*Exercise task*. Starting at the first line of the data, print each line verbatim up to and including the line bearing "const leftMa4 = ['4', '8.8', '16.8', '20.0", omitting pictures.

*Data excerpt*.
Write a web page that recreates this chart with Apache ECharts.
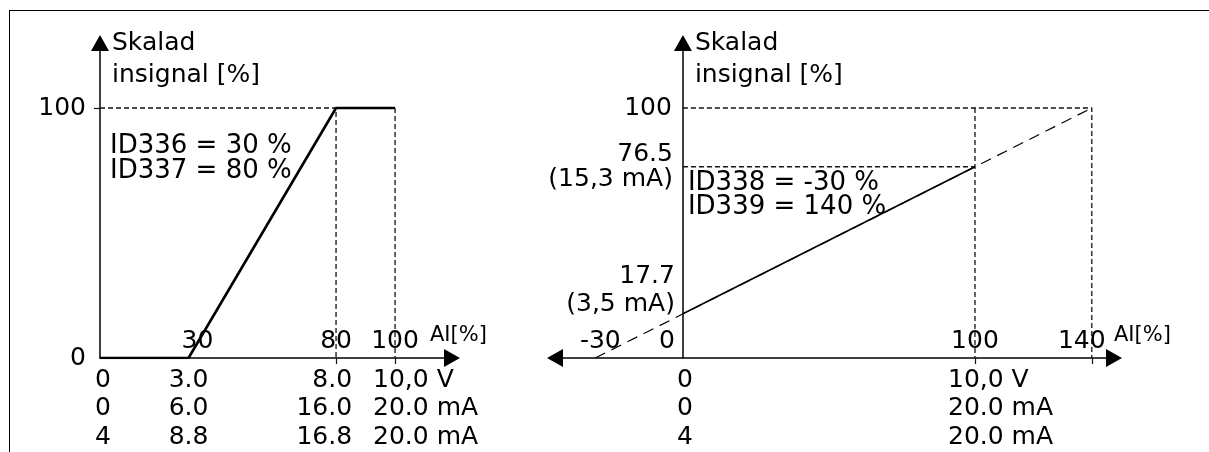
<!DOCTYPE html>
<html>
<head>
<meta charset="utf-8">
<script src="https://cdn.jsdelivr.net/npm/echarts@6/dist/echarts.min.js"></script>
<style>
  html, body { margin: 0; padding: 0; background: #fff; }
  #chart { width: 1209px; height: 452px; }
  #frame { position: absolute; left: 9px; top: 10px; right: 0; bottom: 0;
           border-left: 1.5px solid #000; border-top: 1.5px solid #000; pointer-events: none; }
</style>
</head>
<body>
<div id="chart"></div>
<div id="frame"></div>
<script>
// left diagram: ID336 = 30 %, ID337 = 80 %
const leftIn = [0, 30, 80, 100];
const leftOut = [0, 0, 100, 100];
const leftTicks = [30, 80, 100];
const leftParams = ['ID336 = 30 %', 'ID337 = 80 %'];
const leftVolt = ['0', '3.0', '8.0', '10,0 V'];
const leftMa = ['0', '6.0', '16.0', '20.0 mA'];
const leftMa4 = ['4', '8.8', '16.8', '20.0 mA'];

// right diagram: ID338 = -30 %, ID339 = 140 %
const rightIn = [-30, 0, 100, 140];
const rightOut = [0, 17.7, 76.5, 100];
const rightTicks = [-30, 0, 100, 140];
const rightYText = ['17.7\n(3,5 mA)', '76.5\n(15,3 mA)', '100'];
const rightParams = ['ID338 = -30 %', 'ID339 = 140 %'];
const rightCols = [0, 100];
const rightVolt = ['0', '10,0 V'];
const rightMa = ['0', '20.0 mA'];
const rightMa4 = ['4', '20.0 mA'];

const yTitle = 'Skalad\ninsignal [%]';
const xTitle = 'AI[%]';

const FONT = 'DejaVu Sans';
const txt = { fontFamily: FONT, fontSize: 25, color: '#000' };
const axisStroke = { color: '#000', width: 1.5 };
const guideStyle = { color: '#111', width: 1.3, type: [5, 3] };

const chart = echarts.init(document.getElementById('chart'));

function pad(p) {
  return Object.assign({ padding: p }, txt);
}

function xAxisCfg(grid, min, max, ticks, labels, symbols, nameGap, rich, fmt) {
  return {
    gridIndex: grid, type: 'value', min: min, max: max,
    splitLine: { show: false },
    axisLine: { onZero: true, symbol: symbols, symbolSize: [18, 16], lineStyle: axisStroke },
    axisTick: { customValues: ticks, length: 6, lineStyle: { color: '#111', width: 1.2 } },
    axisLabel: Object.assign({ customValues: labels, inside: true, margin: 4, rich: rich, formatter: fmt }, txt),
    name: xTitle, nameLocation: 'end', nameGap: nameGap,
    nameTextStyle: { fontFamily: FONT, fontSize: 21, color: '#000', align: 'left',
                     verticalAlign: 'bottom', padding: [0, 0, 12, 0] }
  };
}

function yAxisCfg(grid, labels, ticks) {
  return {
    gridIndex: grid, type: 'value', min: 0, max: 126,
    splitLine: { show: false },
    axisLine: { onZero: true, symbol: ['none', 'triangle'], symbolSize: [18, 16], lineStyle: axisStroke },
    axisTick: { show: ticks.length > 0, customValues: ticks, length: 6, lineStyle: { color: '#111', width: 1.2 } },
    axisLabel: Object.assign({ show: labels.length > 0, customValues: labels, margin: 14 }, txt),
    name: yTitle, nameLocation: 'end', nameGap: 16,
    nameTextStyle: Object.assign({}, txt, { fontSize: 25, align: 'left', verticalAlign: 'top',
                                            lineHeight: 32, padding: [0, 0, 0, 12] })
  };
}

function lineSeries(grid, pts, style, z) {
  return { type: 'line', xAxisIndex: grid, yAxisIndex: grid, data: pts, symbol: 'none',
           lineStyle: style, silent: true, z: z };
}

function textSeries(grid, items) {
  return {
    type: 'scatter', xAxisIndex: grid, yAxisIndex: grid, symbolSize: 0, clip: false, silent: true, z: 5,
    itemStyle: { opacity: 1 },
    data: items.map(it => ({
      value: [it.x, it.y],
      label: Object.assign({ show: true, position: 'inside', formatter: it.text, opacity: 1 }, txt, it.style)
    }))
  };
}

const leftPts = leftIn.map((v, i) => [v, leftOut[i]]);
const rightPts = rightIn.map((v, i) => [v, rightOut[i]]);

// dashed helper lines from the corner points
const leftGuides = [
  [[0, leftOut[2]], leftPts[2], [leftIn[2], 0]],
  [leftPts[3], [leftIn[3], 0]]
];
const rightGuides = [
  [[0, rightOut[3]], rightPts[3], [rightIn[3], 0]],
  [[rightIn[2], rightOut[3]], [rightIn[2], 0]],
  [[0, rightOut[2]], rightPts[2]]
];

const rowStyle = { verticalAlign: 'top', lineHeight: 28.5 };
const leftColStyle = [
  { align: 'center', offset: [3, 8] },
  { align: 'center', offset: [0, 8] },
  { align: 'right', offset: [16, 8] },
  { align: 'left', offset: [-22, 8] }
];
const rightColStyle = [
  { align: 'center', offset: [2, 8] },
  { align: 'left', offset: [-27, 8] }
];

const leftTexts = leftIn.map((x, i) => ({
  x: x, y: 0, text: [leftVolt[i], leftMa[i], leftMa4[i]].join('\n'),
  style: Object.assign({}, rowStyle, leftColStyle[i])
}));
leftTexts.push({ x: 0, y: leftOut[2], text: leftParams.join('\n'),
  style: { fontSize: 26, align: 'left', verticalAlign: 'top', lineHeight: 25, offset: [10, 26] } });

const rightTexts = rightCols.map((x, i) => ({
  x: x, y: 0, text: [rightVolt[i], rightMa[i], rightMa4[i]].join('\n'),
  style: Object.assign({}, rowStyle, rightColStyle[i])
}));
rightTexts.push({ x: 0, y: rightOut[2], text: rightParams.join('\n'),
  style: { fontSize: 26, align: 'left', verticalAlign: 'top', lineHeight: 24, offset: [5, 4] } });
rightTexts.push({ x: 0, y: rightOut[3], text: rightYText[2],
  style: { align: 'right', verticalAlign: 'middle', offset: [-11, 0] } });
rightTexts.push({ x: 0, y: rightOut[2], text: rightYText[1],
  style: { align: 'right', verticalAlign: 'middle', lineHeight: 25, offset: [-10, 0] } });
rightTexts.push({ x: 0, y: rightOut[1], text: rightYText[0],
  style: { align: 'right', verticalAlign: 'bottom', lineHeight: 28, offset: [-8, 5] } });

const series = [];
leftGuides.forEach(g => series.push(lineSeries(0, g, guideStyle, 1)));
rightGuides.forEach(g => series.push(lineSeries(1, g, guideStyle, 1)));
series.push(lineSeries(0, leftPts, { color: '#000', width: 2.6 }, 3));
series.push(lineSeries(1, [rightPts[0], rightPts[3]], { color: '#000', width: 1.2, type: [11, 7] }, 2));
series.push(lineSeries(1, [rightPts[1], rightPts[2]], { color: '#000', width: 1.5 }, 3));
series.push(textSeries(0, leftTexts));
series.push(textSeries(1, rightTexts));

const option = {
  animation: false,
  backgroundColor: '#fff',
  grid: [
    { left: 100, top: 43, width: 352, height: 315, containLabel: false, outerBoundsMode: 'none' },
    { left: 555, top: 43, width: 559, height: 315, containLabel: false, outerBoundsMode: 'none' }
  ],
  xAxis: [
    xAxisCfg(0, 0, 119.3, [80, 100], leftTicks, ['none', 'triangle'], -22,
      { s: pad([0, 0, 0, 18]) },
      v => (v === 30 ? '{s|30}' : String(v))),
    xAxisCfg(1, -43.8, 147.6, [100, 140], rightTicks, ['triangle', 'triangle'], 0,
      { a: pad([0, 0, 0, 10]), b: pad([0, 32, 0, 0]), c: pad([0, 20, 0, 0]) },
      v => (v === -30 ? '{a|-30}' : v === 0 ? '{b|0}' : v === 140 ? '{c|140}' : String(v)))
  ],
  yAxis: [
    yAxisCfg(0, [0, 100], [100]),
    yAxisCfg(1, [], [])
  ],
  series: series
};

chart.setOption(option);
</script>
</body>
</html>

*Worked answer*.
Write a web page that recreates this chart with Apache ECharts.
<!DOCTYPE html>
<html>
<head>
<meta charset="utf-8">
<script src="https://cdn.jsdelivr.net/npm/echarts@6/dist/echarts.min.js"></script>
<style>
  html, body { margin: 0; padding: 0; background: #fff; }
  #chart { width: 1209px; height: 452px; }
  #frame { position: absolute; left: 9px; top: 10px; right: 0; bottom: 0;
           border-left: 1.5px solid #000; border-top: 1.5px solid #000; pointer-events: none; }
</style>
</head>
<body>
<div id="chart"></div>
<div id="frame"></div>
<script>
// left diagram: ID336 = 30 %, ID337 = 80 %
const leftIn = [0, 30, 80, 100];
const leftOut = [0, 0, 100, 100];
const leftTicks = [30, 80, 100];
const leftParams = ['ID336 = 30 %', 'ID337 = 80 %'];
const leftVolt = ['0', '3.0', '8.0', '10,0 V'];
const leftMa = ['0', '6.0', '16.0', '20.0 mA'];
const leftMa4 = ['4', '8.8', '16.8', '20.0 mA'];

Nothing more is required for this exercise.